Both central characters, Actéon and Diana, joined by their groups, express the pleasurable freedom they experience due to the choice of a life of comradeship and hunting, excluding romantic relationships and domestic life. 

But, crucially, they are divided by their fundamental difference of male - female, or human - goddess. When Actéon happens to see Diana and her huntresses bathing in a shaded pool, a line is crossed. He becomes a trespasser and an aggressor in the eyes of the huntresses. Whether his intentions are innocent or not is a central question with no clear answer. Think of being a woman safely bathing, discarding your weapons and clothing, and suddenly having a man standing there, fully dressed, probably armed, and knowing what frequently happens in these situations. Whether you are a goddess or not, the possibility of rape is enough to explain the rapid judgment of Diana. And so, Diana punishes Actéon with the only weapon at hand: the water from the spring and her powers to cast transformation spells.

 

Was the punishment appropriate and just? Here is another, even more central question this story is offering us.

Actéon is transformed from human to non-human, neither male nor female: a deer. From hunter he becomes prey. He becomes Other to both groups, and most significantly loses his voice. How would it feel to have your voice silenced? Actéon no longer has the power and control that he had previously possessed. It is completely wiped away. This “loss of voice,” however, is not only present in Ovid’s work.  Throughout the course of time, there have been segments of our population that have felt their self-worth stripped away. In the present day this myth can be viewed as a political text relating to the loss of speech and the stigma of being an outsider in the eyes of the group. Having one's narrative defined for them is an experience relatable to those affected by different laws and policies in the world today. The loss of voice results in the loss of one’s identity – in Metamorphoses - throughout history, and today. And losing your voice means becoming unrecognizable, a prey to your own. Ultimately, losing your identity and your voice means losing your life.

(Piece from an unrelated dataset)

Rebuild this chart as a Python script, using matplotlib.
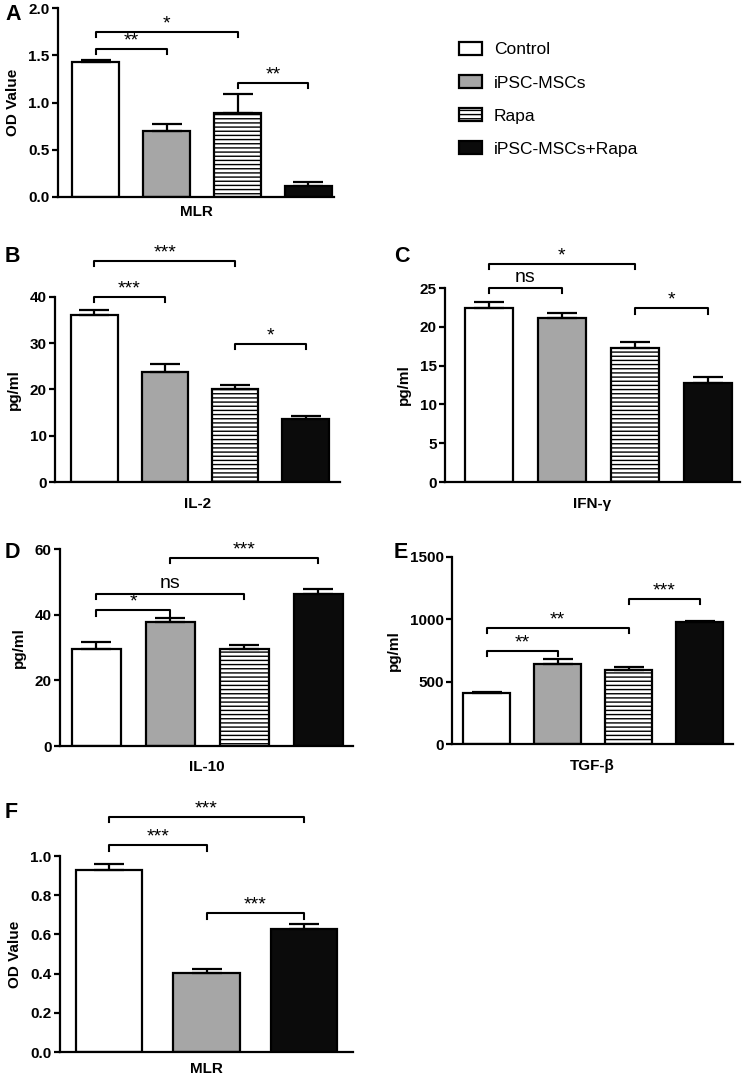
#!/usr/bin/env python3
"""Bar panels A-F: MLR, IL-2, IFN-g, IL-10, TGF-b, MLR."""
import numpy as np
import matplotlib
matplotlib.use("Agg")
import matplotlib.pyplot as plt
import matplotlib.patches as mpatches

plt.rcParams["font.family"] = ["Liberation Sans", "DejaVu Sans"]
plt.rcParams["hatch.linewidth"] = 1.0

W, H = 744, 1077
DPI = 100

groups = ["Control", "iPSC-MSCs", "Rapa", "iPSC-MSCs+Rapa"]
f_groups = ["Control", "iPSC-MSCs", "iPSC-MSCs+Rapa"]

a_mean = [1.43, 0.70, 0.89, 0.12]
a_err = [0.015, 0.075, 0.20, 0.035]
b_mean = [36.1, 23.8, 20.1, 13.6]
b_err = [1.1, 1.7, 0.9, 0.7]
c_mean = [22.4, 21.1, 17.3, 12.7]
c_err = [0.8, 0.7, 0.7, 0.8]
d_mean = [29.5, 37.8, 29.5, 46.3]
d_err = [2.1, 1.2, 1.3, 1.5]
e_mean = [409, 642, 594, 979]
e_err = [12, 40, 24, 10]
f_mean = [0.929, 0.403, 0.628]
f_err = [0.030, 0.020, 0.025]

# (left index, right index, bracket height, label)
a_sig = [(0, 1, 1.57, "**"), (0, 2, 1.75, "*"), (2, 3, 1.21, "**")]
b_sig = [(0, 1, 40.0, "***"), (0, 2, 47.8, "***"), (2, 3, 29.8, "*")]
c_sig = [(0, 1, 25.0, "ns"), (0, 2, 28.1, "*"), (2, 3, 22.4, "*")]
d_sig = [(0, 1, 41.4, "*"), (0, 2, 46.3, "ns"), (1, 3, 57.3, "***")]
e_sig = [(0, 1, 746, "**"), (0, 2, 930, "**"), (2, 3, 1163, "***")]
f_sig = [(0, 1, 1.056, "***"), (0, 2, 1.20, "***"), (1, 2, 0.709, "***")]

STYLE = {
    "Control": dict(color="white", hatch=None),
    "iPSC-MSCs": dict(color="#a6a6a6", hatch=None),
    "Rapa": dict(color="white", hatch="----"),
    "iPSC-MSCs+Rapa": dict(color="#0b0b0b", hatch=None),
}

fig = plt.figure(figsize=(W / DPI, H / DPI), dpi=DPI)


def px_axes(l, r, t, b):
    return fig.add_axes([l / W, 1 - b / H, (r - l) / W, (b - t) / H])


def panel(ax, names, means, errs, sigs, ylim, yticks, fmt, xlim, width,
          xlabel, ylabel, xpad):
    x = np.arange(len(names))
    for i, name in enumerate(names):
        st = STYLE[name]
        ax.bar(x[i], means[i], width=width, color=st["color"], edgecolor="black",
               linewidth=1.6, hatch=st["hatch"], zorder=2)
        ax.errorbar(x[i], means[i], yerr=[[0], [errs[i]]], fmt="none",
                    ecolor="black", elinewidth=1.6, capsize=11, capthick=1.6,
                    zorder=3)
    ax.set_xlim(*xlim)
    ax.set_ylim(*ylim)
    ax.set_yticks(yticks)
    ax.set_yticklabels([fmt.format(v) for v in yticks], fontweight="bold",
                       fontsize=11)
    ax.set_xticks([])
    for s in ("top", "right"):
        ax.spines[s].set_visible(False)
    for s in ("left", "bottom"):
        ax.spines[s].set_linewidth(1.6)
    ax.tick_params(axis="y", direction="out", length=4, width=1.6, pad=2)
    ax.set_xlabel(xlabel, fontweight="bold", fontsize=11, labelpad=xpad)
    ax.set_ylabel(ylabel, fontweight="bold", fontsize=11, labelpad=6)

    drop = (ylim[1] - ylim[0]) * 0.028
    for i, j, y, txt in sigs:
        ax.plot([x[i], x[i], x[j], x[j]], [y - drop, y, y, y - drop],
                color="black", linewidth=1.5, clip_on=False, zorder=4)
        if txt == "ns":
            ax.annotate(txt, ((x[i] + x[j]) / 2, y), xytext=(0, 4.5),
                        textcoords="offset points", ha="center", va="baseline",
                        fontsize=14, annotation_clip=False)
        else:
            ax.annotate(txt, ((x[i] + x[j]) / 2, y), xytext=(0, 2.5),
                        textcoords="offset points", ha="center", va="baseline",
                        fontsize=14, annotation_clip=False)


axA = px_axes(58, 334, 8, 197)
panel(axA, groups, a_mean, a_err, a_sig, (0, 2.0), [0, 0.5, 1.0, 1.5, 2.0],
      "{:.1f}", (-0.53, 3.36), 0.66, "MLR", "OD Value", 6)

axB = px_axes(55, 340, 297, 482)
panel(axB, groups, b_mean, b_err, b_sig, (0, 40), [0, 10, 20, 30, 40],
      "{:.0f}", (-0.56, 3.49), 0.66, "IL-2", "pg/ml", 11)

axC = px_axes(445, 740, 288, 482)
panel(axC, groups, c_mean, c_err, c_sig, (0, 25), [0, 5, 10, 15, 20, 25],
      "{:.0f}", (-0.6, 3.44), 0.66, "IFN-γ", "pg/ml", 11)

axD = px_axes(60, 353, 549, 746)
panel(axD, groups, d_mean, d_err, d_sig, (0, 60), [0, 20, 40, 60],
      "{:.0f}", (-0.49, 3.47), 0.66, "IL-10", "pg/ml", 10)

axE = px_axes(452, 733, 557, 744)
panel(axE, groups, e_mean, e_err, e_sig, (0, 1500), [0, 500, 1000, 1500],
      "{:.0f}", (-0.49, 3.47), 0.66, "TGF-β", "pg/ml", 11)

axF = px_axes(60, 353, 856, 1052)
panel(axF, f_groups, f_mean, f_err, f_sig, (0, 1.0), [0, 0.2, 0.4, 0.6, 0.8, 1.0],
      "{:.1f}", (-0.5, 2.5), 0.68, "MLR", "OD Value", 7)

for lab, (px, py) in zip("ABCDEF", [(5, 15), (5, 257), (394, 257),
                                      (5, 553), (394, 553), (5, 813)]):
    fig.text(px / W, 1 - py / H, lab, fontsize=15.5, fontweight="bold",
             ha="left", va="center")

handles = [mpatches.Patch(facecolor=STYLE[g]["color"], edgecolor="black",
                          linewidth=1.6, hatch=STYLE[g]["hatch"], label=g)
           for g in groups]
fig.legend(handles=handles, loc="upper left", frameon=False,
           bbox_to_anchor=(459 / W, 1 - 42 / H), borderpad=0, borderaxespad=0,
           fontsize=12.5, handlelength=1.3, handleheight=0.75,
           handletextpad=0.7, labelspacing=1.02)

fig.savefig("out.png", dpi=DPI)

Charpentier’s opera offers us a glimmer of redemption and a door to a less brutal future: the realization of our responsibility, of our loss, and the inescapable need for an open, sensitive heart,

GLORY DENIED

Glory Denied can be seen as a story about the recent past in American history. I prefer, however to see it as a universal story about the cost of war. We can see the scars in generations upon generations in Palestine, Israel, Iran, America, Korea, Japan, Germany… the list is global and includes almost every nationality, every culture, and by extension every family, every child growing up with the invisible shadow of trauma present in the family. The rhetoric of war is about winning and losing, potential gains weighed against imagined losses. Yet the losses concern all involved parties and continue for generations.

This opera is also a deeply personal biography of a family. Tom Cipullo wrote the libretto and composed this opera based on the oral history about Jim and his family created by Tom Philpott. Philpott interviewed Jim, Alyce, the children, and many military personnel that Jim had worked with or been imprisoned with. What emerges is the agonizing distance between people with different experiences trying to find closeness and intimacy. How to express years of loneliness, years of never hearing anyone speaking your language or saying your name? How to convey the suffocating reality of caring alone for four children - the monotony, the feeling of losing your identity, your mind, your life? How to share what torture does to you? Pain does not necessarily make us more empathetic and capable of seeing each other’s prisons. 

 

Healing can start with being seen and heard, yet society wants to forget in order to move on. Domestic labor is seen as a privilege. Heroes become nameless burdens.

This story doesn’t have a happy end. It doesn’t have an end at all. Yet if we allow ourselves to be touched by it, new beginnings can be chosen, small steps can be taken in new directions. That is what art can do, if we are willing.